Print the listing in its entirety and exactly, leaving out images.

» SOURCE EXCERPT
-*-
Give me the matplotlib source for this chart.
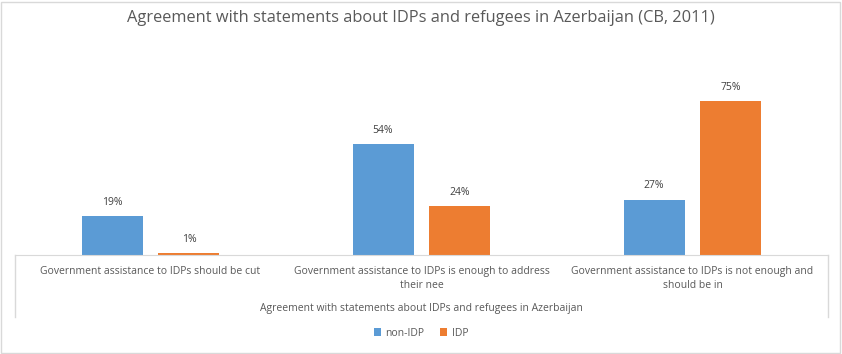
import numpy as np
import matplotlib
matplotlib.use("Agg")
import matplotlib.pyplot as plt
from matplotlib.lines import Line2D
from matplotlib.patches import Rectangle

plt.rcParams['font.family'] = ['Open Sans', 'DejaVu Sans']

categories = ["Government assistance to IDPs should be cut",
              "Government assistance to IDPs is enough to address\ntheir nee",
              "Government assistance to IDPs is not enough and\nshould be in"]
non_idp = [19, 54, 27]
idp = [1, 24, 75]
series_names = ["non-IDP", "IDP"]

title = "Agreement with statements about IDPs and refugees in Azerbaijan (CB, 2011)"
axis_title = "Agreement with statements about IDPs and refugees in Azerbaijan"

W, H = 842, 354
fig = plt.figure(figsize=(W / 100, H / 100), dpi=100)
grey = "#D9D9D9"
txt = "#595959"

# outer chart border
fig.add_artist(Rectangle((1 / W, 1 / H), (W - 3) / W, (H - 3) / H, transform=fig.transFigure,
                         fill=False, edgecolor=grey, linewidth=1))

left, right, base, top = 15, 828, 255, 40
ax = fig.add_axes([left / W, (H - base) / H, (right - left) / W, (base - top) / H])

x = np.arange(len(categories))
w = 0.225
off = 0.142
b1 = ax.bar(x - off, non_idp, w, color="#5B9BD5", label=series_names[0])
b2 = ax.bar(x + off, idp, w, color="#ED7D31", label=series_names[1])
for bars in (b1, b2):
    ax.bar_label(bars, labels=[f"{v}%" for v in bars.datavalues], padding=6,
                 fontsize=7.5, color="#404040")

ax.set_xlim(-0.5, 2.5)
ax.set_ylim(0, 105)
ax.set_yticks([])
ax.set_xticks(x)
ax.set_xticklabels(categories, fontsize=7.5, color=txt, linespacing=1.3)
ax.tick_params(axis="x", length=0, pad=8)
for s in ["top", "right", "left"]:
    ax.spines[s].set_visible(False)
ax.spines["bottom"].set_color(grey)

# category box side lines
box_bottom = 317
for xx in (left, right):
    fig.add_artist(Line2D([xx / W, xx / W], [(H - base) / H, (H - box_bottom) / H],
                          transform=fig.transFigure, color=grey, linewidth=1))

fig.text(0.5, 1 - 18 / H, title, ha="center", va="center", fontsize=11.8, color=txt)
fig.text((left + right) / 2 / W, 1 - 308 / H, axis_title, ha="center", va="center",
         fontsize=7.5, color=txt)

fig.legend(handles=[b1, b2], labels=series_names, loc="center",
           bbox_to_anchor=(0.5, 1 - 333 / H), ncol=2, frameon=False, fontsize=7.5,
           handlelength=0.7, handleheight=0.7, handletextpad=0.4, columnspacing=1.5,
           labelcolor=txt)

fig.savefig("out.png", dpi=100)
-*-
» EXERCISE SOLUTION
Give me the matplotlib source for this chart.
import numpy as np
import matplotlib
matplotlib.use("Agg")
import matplotlib.pyplot as plt
from matplotlib.lines import Line2D
from matplotlib.patches import Rectangle

plt.rcParams['font.family'] = ['Open Sans', 'DejaVu Sans']

categories = ["Government assistance to IDPs should be cut",
              "Government assistance to IDPs is enough to address\ntheir nee",
              "Government assistance to IDPs is not enough and\nshould be in"]
non_idp = [19, 54, 27]
idp = [1, 24, 75]
series_names = ["non-IDP", "IDP"]

title = "Agreement with statements about IDPs and refugees in Azerbaijan (CB, 2011)"
axis_title = "Agreement with statements about IDPs and refugees in Azerbaijan"

W, H = 842, 354
fig = plt.figure(figsize=(W / 100, H / 100), dpi=100)
grey = "#D9D9D9"
txt = "#595959"

# outer chart border
fig.add_artist(Rectangle((1 / W, 1 / H), (W - 3) / W, (H - 3) / H, transform=fig.transFigure,
                         fill=False, edgecolor=grey, linewidth=1))

left, right, base, top = 15, 828, 255, 40
ax = fig.add_axes([left / W, (H - base) / H, (right - left) / W, (base - top) / H])

x = np.arange(len(categories))
w = 0.225
off = 0.142
b1 = ax.bar(x - off, non_idp, w, color="#5B9BD5", label=series_names[0])
b2 = ax.bar(x + off, idp, w, color="#ED7D31", label=series_names[1])
for bars in (b1, b2):
    ax.bar_label(bars, labels=[f"{v}%" for v in bars.datavalues], padding=6,
                 fontsize=7.5, color="#404040")

ax.set_xlim(-0.5, 2.5)
ax.set_ylim(0, 105)
ax.set_yticks([])
ax.set_xticks(x)
ax.set_xticklabels(categories, fontsize=7.5, color=txt, linespacing=1.3)
ax.tick_params(axis="x", length=0, pad=8)
for s in ["top", "right", "left"]:
    ax.spines[s].set_visible(False)
ax.spines["bottom"].set_color(grey)

# category box side lines
box_bottom = 317
for xx in (left, right):
    fig.add_artist(Line2D([xx / W, xx / W], [(H - base) / H, (H - box_bottom) / H],
                          transform=fig.transFigure, color=grey, linewidth=1))

fig.text(0.5, 1 - 18 / H, title, ha="center", va="center", fontsize=11.8, color=txt)
fig.text((left + right) / 2 / W, 1 - 308 / H, axis_title, ha="center", va="center",
         fontsize=7.5, color=txt)

fig.legend(handles=[b1, b2], labels=series_names, loc="center",
           bbox_to_anchor=(0.5, 1 - 333 / H), ncol=2, frameon=False, fontsize=7.5,
           handlelength=0.7, handleheight=0.7, handletextpad=0.4, columnspacing=1.5,
           labelcolor=txt)

fig.savefig("out.png", dpi=100)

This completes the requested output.